An ongoing ergonomic analysis research, funded by the Fapesp (São Paulo state support to research foundation) and coordinated by researchers Rodolfo Vilela and Erivelton de Laat, describes the movements of cutters.
One of these workers, who reaped 11.5 tons, gave 3,792 machete blows in one day and bent his backbone 3,994 times. The machete weighs 600 grams. They strike the cane at the bottom, where the saccharose concentrates. A right-hander cutter hugs the beam of about ten canes with his left arm (or, stick by stick, with his hand), then he curves up and strikes with the right arm. With the left arm, he throws the cane in the “leira”, from where a machine will pick it later.
In one group, the average heart rate at rest was 57.4 beats per minute. At work, the rate was 112 per minute – an excessive variation, say the researchers (the difference should be limited to 35).
The activity of the cutters is compared to that of marathoners, with tiresome repetition of moves. Maria Zeferina Bandaia, champion at the Sao Paulo Marathon in 2008, was once a cane cutter in the countryside. "One thing has a lot to do with the other," she confirms.

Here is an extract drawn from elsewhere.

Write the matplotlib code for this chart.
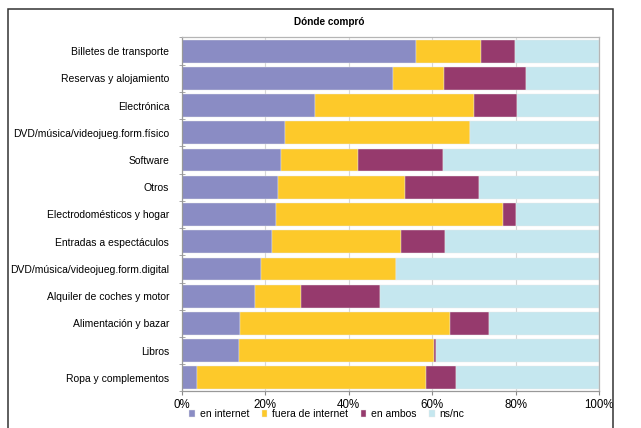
import numpy as np
import matplotlib
matplotlib.use("Agg")
import matplotlib.pyplot as plt
import matplotlib.patches as patches

plt.rcParams['font.family'] = ['Liberation Sans', 'DejaVu Sans']

# categorías (de arriba a abajo) y porcentajes por canal de compra
categorias = [
    "Billetes de transporte",
    "Reservas y alojamiento",
    "Electrónica",
    "DVD/música/videojueg.form.físico",
    "Software",
    "Otros",
    "Electrodomésticos y hogar",
    "Entradas a espectáculos",
    "DVD/música/videojueg.form.digital",
    "Alquiler de coches y motor",
    "Alimentación y bazar",
    "Libros",
    "Ropa y complementos",
]
en_internet = [56.0, 50.5, 31.8, 24.8, 23.8, 23.0, 22.6, 21.7, 19.1, 17.6, 14.0, 13.6, 3.7]
fuera_internet = [15.7, 12.4, 38.2, 44.2, 18.4, 30.5, 54.4, 30.8, 32.1, 11.0, 50.3, 46.8, 54.8]
en_ambos = [8.2, 19.5, 10.4, 0.0, 20.3, 17.6, 3.1, 10.6, 0.0, 18.8, 9.3, 0.6, 7.1]
ns_nc = [20.1, 17.6, 19.6, 31.0, 37.5, 28.9, 19.9, 36.9, 48.8, 52.6, 26.4, 39.0, 34.4]

series = [
    ("en internet", en_internet, "#8a8cc4"),
    ("fuera de internet", fuera_internet, "#fdc92a"),
    ("en ambos", en_ambos, "#963a6d"),
    ("ns/nc", ns_nc, "#c5e7ef"),
]

fig = plt.figure(figsize=(6.41, 4.28), dpi=100)
ax = fig.add_axes([0.2835, 0.0853, 0.6515, 0.8271])

y = np.arange(len(categorias))
left = np.zeros(len(categorias))
for nombre, valores, color in series:
    ax.barh(y, valores, left=left, height=0.84, color=color, label=nombre,
            edgecolor="#e8e8e8", linewidth=0.3, zorder=2)
    left += np.array(valores)

ax.set_xlim(0, 100)
ax.set_ylim(len(categorias) - 0.5, -0.5)
ax.set_yticks(y)
ax.set_yticklabels(categorias, fontsize=7.5)
ax.set_yticks(np.arange(len(categorias) + 1) - 0.5, minor=True)
ax.tick_params(axis="y", which="major", length=0, pad=9)
ax.tick_params(axis="y", which="minor", length=4, direction="inout", color="#999999")

ax.set_xticks(np.arange(0, 101, 20))
ax.set_xticklabels([f"{v}%" for v in range(0, 101, 20)], fontsize=8.3)
ax.tick_params(axis="x", length=3, direction="out", color="#888888", pad=2.5)

ax.xaxis.grid(True, color="#d6d6d6", linewidth=0.8, zorder=0)
ax.set_axisbelow(True)

for lado in ["top", "right"]:
    ax.spines[lado].set_color("#b5b5b5")
ax.spines["left"].set_color("#999999")
ax.spines["bottom"].set_color("#999999")
for s in ax.spines.values():
    s.set_linewidth(0.9)

fig.text(0.513, 0.948, "Dónde compró", ha="center", va="center",
         fontsize=7.2, fontweight="bold")

fig.legend(loc="center", bbox_to_anchor=(0.51, 0.032), ncol=4, frameon=False,
           fontsize=7.5, handlelength=0.55, handleheight=0.55, handletextpad=0.45,
           columnspacing=1.2)

# marco exterior del gráfico
marco = patches.Rectangle((8 / 641, -0.1), (613 - 8) / 641, 1.1 - 9 / 428,
                          transform=fig.transFigure, fill=False,
                          edgecolor="#333333", linewidth=1.1, clip_on=False)
fig.patches.append(marco)

fig.savefig("out.png", dpi=100)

Unions of employees call for the reduction of weekly workload to 40 hours, with two days of rest. Cristina Gonzaga, a researcher at Fundacentro, a research foundation at the Ministry of Labor, advocates 30 hours, with five days of six hours per week.
The companies reject the claims.
That is the life Valdecir fancies to live again. He hides at home. "People see us on the street and say we’re bums. They don’t see what we have inside, what we feel.